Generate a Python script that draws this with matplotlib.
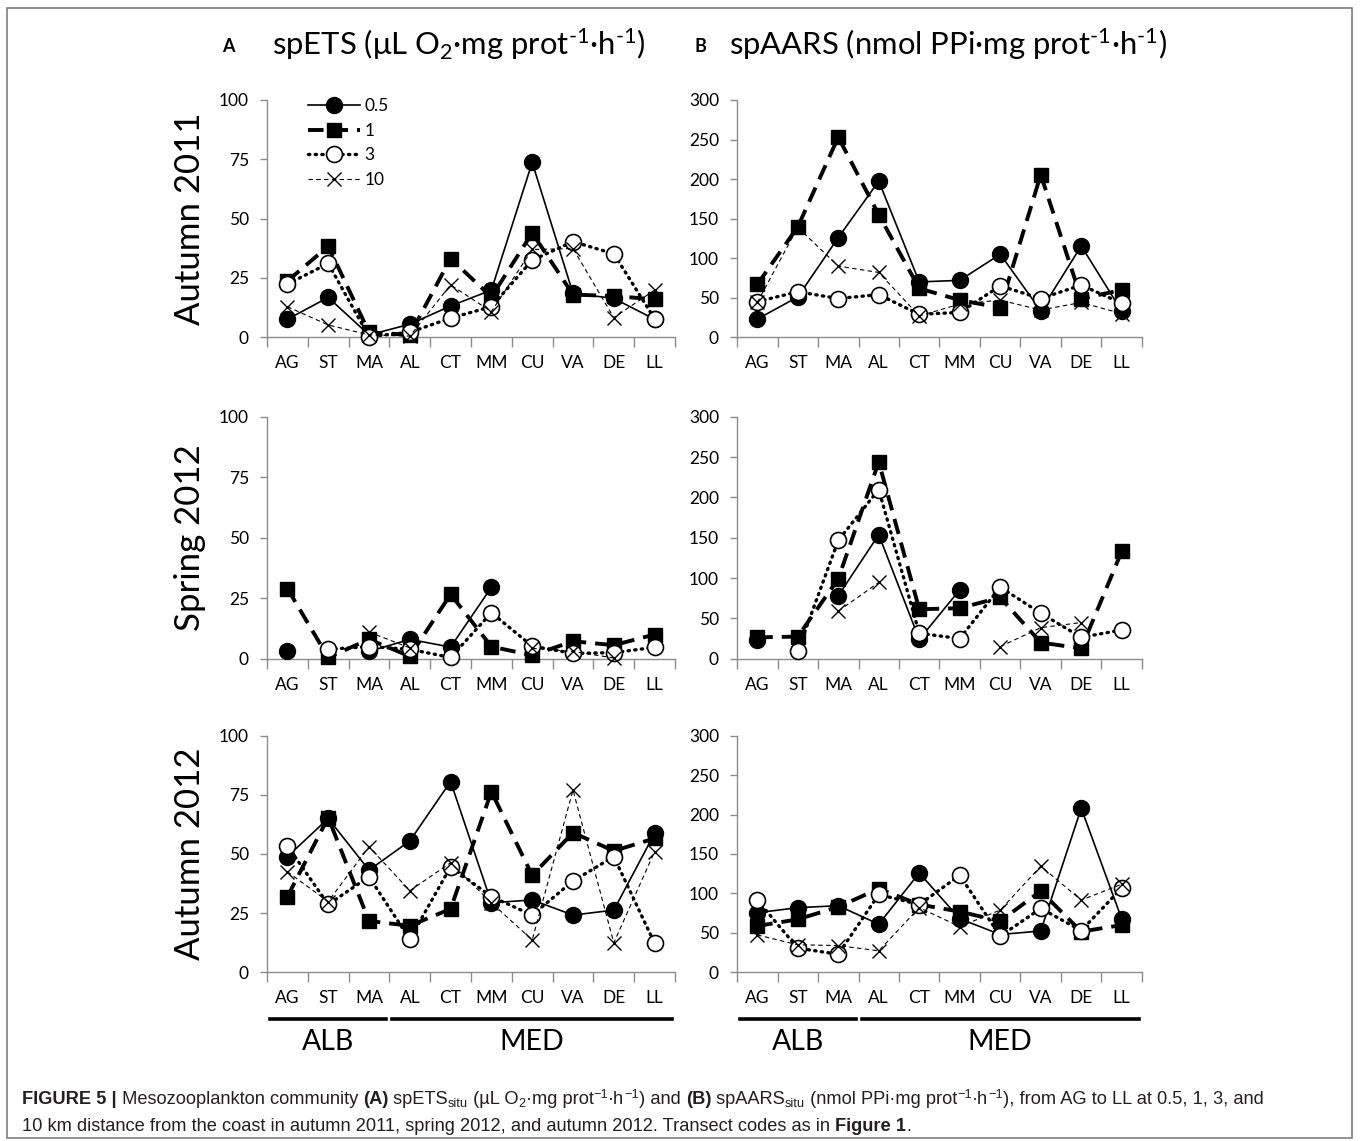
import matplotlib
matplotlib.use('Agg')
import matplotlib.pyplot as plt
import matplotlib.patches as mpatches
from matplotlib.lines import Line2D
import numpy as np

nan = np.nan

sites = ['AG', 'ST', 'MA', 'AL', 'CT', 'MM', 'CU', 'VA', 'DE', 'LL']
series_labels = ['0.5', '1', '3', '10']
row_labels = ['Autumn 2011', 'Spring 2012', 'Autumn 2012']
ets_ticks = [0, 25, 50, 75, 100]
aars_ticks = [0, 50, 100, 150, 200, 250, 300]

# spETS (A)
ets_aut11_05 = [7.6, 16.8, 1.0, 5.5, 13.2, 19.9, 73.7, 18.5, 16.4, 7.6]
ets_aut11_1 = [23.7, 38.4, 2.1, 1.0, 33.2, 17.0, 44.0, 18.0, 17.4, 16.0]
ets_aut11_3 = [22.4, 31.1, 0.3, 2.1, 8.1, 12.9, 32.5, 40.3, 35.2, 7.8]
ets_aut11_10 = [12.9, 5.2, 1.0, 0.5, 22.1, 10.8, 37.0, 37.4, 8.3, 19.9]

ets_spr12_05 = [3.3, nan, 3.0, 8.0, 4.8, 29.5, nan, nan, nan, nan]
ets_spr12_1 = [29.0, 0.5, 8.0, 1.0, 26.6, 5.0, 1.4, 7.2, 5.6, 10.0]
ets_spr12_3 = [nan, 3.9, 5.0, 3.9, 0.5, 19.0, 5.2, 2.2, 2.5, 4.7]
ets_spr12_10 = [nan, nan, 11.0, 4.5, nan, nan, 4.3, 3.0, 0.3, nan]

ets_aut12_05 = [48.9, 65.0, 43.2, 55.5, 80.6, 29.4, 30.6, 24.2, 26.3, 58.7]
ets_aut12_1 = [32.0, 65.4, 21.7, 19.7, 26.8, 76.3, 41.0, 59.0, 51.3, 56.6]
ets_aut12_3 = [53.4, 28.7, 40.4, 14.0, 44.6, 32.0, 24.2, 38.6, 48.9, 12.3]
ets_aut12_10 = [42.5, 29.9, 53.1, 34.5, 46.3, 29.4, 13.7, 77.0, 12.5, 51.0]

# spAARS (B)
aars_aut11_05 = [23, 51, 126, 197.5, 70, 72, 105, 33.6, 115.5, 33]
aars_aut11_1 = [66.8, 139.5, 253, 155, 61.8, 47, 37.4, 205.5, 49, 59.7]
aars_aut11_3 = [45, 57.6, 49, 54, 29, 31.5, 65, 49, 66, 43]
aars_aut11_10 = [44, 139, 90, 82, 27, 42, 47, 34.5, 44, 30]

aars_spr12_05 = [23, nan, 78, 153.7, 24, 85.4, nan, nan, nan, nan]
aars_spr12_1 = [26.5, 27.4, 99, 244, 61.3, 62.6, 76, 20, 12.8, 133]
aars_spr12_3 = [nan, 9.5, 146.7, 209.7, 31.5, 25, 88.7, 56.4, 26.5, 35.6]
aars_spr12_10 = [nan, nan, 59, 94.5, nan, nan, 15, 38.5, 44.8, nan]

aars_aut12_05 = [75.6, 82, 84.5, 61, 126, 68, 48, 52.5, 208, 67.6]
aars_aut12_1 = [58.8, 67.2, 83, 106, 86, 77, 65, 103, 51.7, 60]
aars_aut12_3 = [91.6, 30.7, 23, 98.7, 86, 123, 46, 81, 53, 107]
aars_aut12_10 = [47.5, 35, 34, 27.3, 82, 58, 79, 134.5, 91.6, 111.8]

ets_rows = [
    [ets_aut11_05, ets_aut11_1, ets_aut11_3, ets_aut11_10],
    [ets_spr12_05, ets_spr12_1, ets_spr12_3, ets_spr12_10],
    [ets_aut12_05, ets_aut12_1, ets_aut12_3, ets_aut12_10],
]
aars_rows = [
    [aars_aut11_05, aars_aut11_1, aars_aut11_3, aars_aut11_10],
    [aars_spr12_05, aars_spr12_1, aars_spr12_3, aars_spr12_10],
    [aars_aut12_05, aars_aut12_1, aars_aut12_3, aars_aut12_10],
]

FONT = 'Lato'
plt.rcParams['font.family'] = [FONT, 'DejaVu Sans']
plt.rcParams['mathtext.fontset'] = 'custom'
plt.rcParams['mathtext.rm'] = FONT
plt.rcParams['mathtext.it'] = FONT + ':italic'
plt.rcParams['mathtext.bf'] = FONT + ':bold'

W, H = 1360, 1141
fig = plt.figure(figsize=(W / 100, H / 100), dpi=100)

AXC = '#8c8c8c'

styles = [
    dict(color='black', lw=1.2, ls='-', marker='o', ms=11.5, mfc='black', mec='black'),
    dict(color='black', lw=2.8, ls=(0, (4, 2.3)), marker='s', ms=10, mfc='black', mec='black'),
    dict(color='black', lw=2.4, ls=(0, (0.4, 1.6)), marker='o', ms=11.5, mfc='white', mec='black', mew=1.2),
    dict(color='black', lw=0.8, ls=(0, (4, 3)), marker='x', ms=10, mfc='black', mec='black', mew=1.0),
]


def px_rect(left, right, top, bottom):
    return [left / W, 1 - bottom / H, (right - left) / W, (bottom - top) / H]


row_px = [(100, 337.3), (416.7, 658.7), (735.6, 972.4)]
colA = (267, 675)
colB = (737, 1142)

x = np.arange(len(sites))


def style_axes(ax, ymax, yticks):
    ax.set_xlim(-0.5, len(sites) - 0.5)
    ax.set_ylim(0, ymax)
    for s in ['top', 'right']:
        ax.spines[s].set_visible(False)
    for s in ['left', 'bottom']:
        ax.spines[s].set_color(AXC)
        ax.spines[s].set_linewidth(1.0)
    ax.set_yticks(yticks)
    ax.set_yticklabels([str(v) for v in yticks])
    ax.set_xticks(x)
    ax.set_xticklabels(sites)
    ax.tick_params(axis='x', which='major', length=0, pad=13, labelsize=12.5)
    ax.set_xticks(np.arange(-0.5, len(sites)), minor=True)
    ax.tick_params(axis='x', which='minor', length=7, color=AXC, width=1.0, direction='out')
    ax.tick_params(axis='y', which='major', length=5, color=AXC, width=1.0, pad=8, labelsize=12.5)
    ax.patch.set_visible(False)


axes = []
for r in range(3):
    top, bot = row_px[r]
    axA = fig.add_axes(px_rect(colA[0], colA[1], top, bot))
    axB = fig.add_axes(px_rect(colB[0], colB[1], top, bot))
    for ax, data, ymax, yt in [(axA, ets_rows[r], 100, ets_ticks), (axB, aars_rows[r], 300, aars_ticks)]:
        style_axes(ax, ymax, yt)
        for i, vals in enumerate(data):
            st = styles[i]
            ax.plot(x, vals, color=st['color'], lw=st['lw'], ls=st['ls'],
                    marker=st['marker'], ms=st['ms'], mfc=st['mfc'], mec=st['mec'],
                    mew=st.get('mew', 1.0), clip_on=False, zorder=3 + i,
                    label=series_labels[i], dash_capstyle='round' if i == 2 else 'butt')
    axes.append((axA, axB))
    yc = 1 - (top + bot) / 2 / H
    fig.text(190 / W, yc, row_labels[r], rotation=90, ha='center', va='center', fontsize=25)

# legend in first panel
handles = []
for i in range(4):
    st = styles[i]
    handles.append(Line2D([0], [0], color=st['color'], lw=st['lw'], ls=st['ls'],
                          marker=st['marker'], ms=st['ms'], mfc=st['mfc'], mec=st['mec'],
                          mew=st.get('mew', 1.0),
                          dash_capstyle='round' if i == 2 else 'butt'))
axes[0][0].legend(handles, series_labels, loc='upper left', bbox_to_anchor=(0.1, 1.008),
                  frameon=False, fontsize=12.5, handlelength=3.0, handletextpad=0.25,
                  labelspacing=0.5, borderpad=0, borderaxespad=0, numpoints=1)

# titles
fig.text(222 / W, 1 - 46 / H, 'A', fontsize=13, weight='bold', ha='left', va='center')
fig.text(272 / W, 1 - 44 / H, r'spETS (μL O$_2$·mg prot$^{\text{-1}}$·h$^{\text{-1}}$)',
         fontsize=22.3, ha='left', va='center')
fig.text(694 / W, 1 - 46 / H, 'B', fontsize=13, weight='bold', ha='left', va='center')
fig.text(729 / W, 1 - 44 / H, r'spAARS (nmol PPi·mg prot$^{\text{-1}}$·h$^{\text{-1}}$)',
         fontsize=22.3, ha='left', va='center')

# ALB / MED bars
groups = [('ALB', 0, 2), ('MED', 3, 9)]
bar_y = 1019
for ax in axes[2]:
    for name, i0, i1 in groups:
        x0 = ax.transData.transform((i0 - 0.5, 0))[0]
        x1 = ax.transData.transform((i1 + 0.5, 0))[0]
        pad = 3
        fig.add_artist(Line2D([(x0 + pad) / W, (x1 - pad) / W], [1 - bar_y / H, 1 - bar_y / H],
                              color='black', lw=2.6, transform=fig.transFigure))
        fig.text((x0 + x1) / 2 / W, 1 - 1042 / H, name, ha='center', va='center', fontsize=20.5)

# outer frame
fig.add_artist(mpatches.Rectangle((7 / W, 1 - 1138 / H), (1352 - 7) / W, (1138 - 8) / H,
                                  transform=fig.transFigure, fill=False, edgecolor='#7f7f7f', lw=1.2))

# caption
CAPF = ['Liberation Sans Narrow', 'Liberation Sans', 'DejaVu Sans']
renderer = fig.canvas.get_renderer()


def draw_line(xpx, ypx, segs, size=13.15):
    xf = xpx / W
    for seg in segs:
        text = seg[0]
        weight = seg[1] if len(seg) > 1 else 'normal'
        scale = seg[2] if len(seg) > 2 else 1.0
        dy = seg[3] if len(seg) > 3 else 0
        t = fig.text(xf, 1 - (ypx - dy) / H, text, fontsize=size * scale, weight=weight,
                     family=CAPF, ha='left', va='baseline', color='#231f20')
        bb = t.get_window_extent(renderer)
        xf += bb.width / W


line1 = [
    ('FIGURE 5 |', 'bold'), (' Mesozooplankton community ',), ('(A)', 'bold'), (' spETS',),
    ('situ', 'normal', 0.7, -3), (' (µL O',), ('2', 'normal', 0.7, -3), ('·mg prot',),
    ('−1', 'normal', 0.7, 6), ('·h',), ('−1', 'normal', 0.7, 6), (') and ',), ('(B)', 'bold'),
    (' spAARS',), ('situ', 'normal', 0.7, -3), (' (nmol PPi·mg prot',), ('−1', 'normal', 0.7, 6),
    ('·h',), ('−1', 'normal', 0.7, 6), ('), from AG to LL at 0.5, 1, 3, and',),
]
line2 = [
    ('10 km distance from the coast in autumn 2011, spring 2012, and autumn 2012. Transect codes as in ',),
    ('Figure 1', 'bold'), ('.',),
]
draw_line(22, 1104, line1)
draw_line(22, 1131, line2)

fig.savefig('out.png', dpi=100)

_ _ _

PROBLEM DETAILS >> Pictures stay out. Repeat only the lines from the beginning of the data through the line that has "34.5, 44, 30]".

SOLUTION TO THE EXERCISE >>
Generate a Python script that draws this with matplotlib.
import matplotlib
matplotlib.use('Agg')
import matplotlib.pyplot as plt
import matplotlib.patches as mpatches
from matplotlib.lines import Line2D
import numpy as np

nan = np.nan

sites = ['AG', 'ST', 'MA', 'AL', 'CT', 'MM', 'CU', 'VA', 'DE', 'LL']
series_labels = ['0.5', '1', '3', '10']
row_labels = ['Autumn 2011', 'Spring 2012', 'Autumn 2012']
ets_ticks = [0, 25, 50, 75, 100]
aars_ticks = [0, 50, 100, 150, 200, 250, 300]

# spETS (A)
ets_aut11_05 = [7.6, 16.8, 1.0, 5.5, 13.2, 19.9, 73.7, 18.5, 16.4, 7.6]
ets_aut11_1 = [23.7, 38.4, 2.1, 1.0, 33.2, 17.0, 44.0, 18.0, 17.4, 16.0]
ets_aut11_3 = [22.4, 31.1, 0.3, 2.1, 8.1, 12.9, 32.5, 40.3, 35.2, 7.8]
ets_aut11_10 = [12.9, 5.2, 1.0, 0.5, 22.1, 10.8, 37.0, 37.4, 8.3, 19.9]

ets_spr12_05 = [3.3, nan, 3.0, 8.0, 4.8, 29.5, nan, nan, nan, nan]
ets_spr12_1 = [29.0, 0.5, 8.0, 1.0, 26.6, 5.0, 1.4, 7.2, 5.6, 10.0]
ets_spr12_3 = [nan, 3.9, 5.0, 3.9, 0.5, 19.0, 5.2, 2.2, 2.5, 4.7]
ets_spr12_10 = [nan, nan, 11.0, 4.5, nan, nan, 4.3, 3.0, 0.3, nan]

ets_aut12_05 = [48.9, 65.0, 43.2, 55.5, 80.6, 29.4, 30.6, 24.2, 26.3, 58.7]
ets_aut12_1 = [32.0, 65.4, 21.7, 19.7, 26.8, 76.3, 41.0, 59.0, 51.3, 56.6]
ets_aut12_3 = [53.4, 28.7, 40.4, 14.0, 44.6, 32.0, 24.2, 38.6, 48.9, 12.3]
ets_aut12_10 = [42.5, 29.9, 53.1, 34.5, 46.3, 29.4, 13.7, 77.0, 12.5, 51.0]

# spAARS (B)
aars_aut11_05 = [23, 51, 126, 197.5, 70, 72, 105, 33.6, 115.5, 33]
aars_aut11_1 = [66.8, 139.5, 253, 155, 61.8, 47, 37.4, 205.5, 49, 59.7]
aars_aut11_3 = [45, 57.6, 49, 54, 29, 31.5, 65, 49, 66, 43]
aars_aut11_10 = [44, 139, 90, 82, 27, 42, 47, 34.5, 44, 30]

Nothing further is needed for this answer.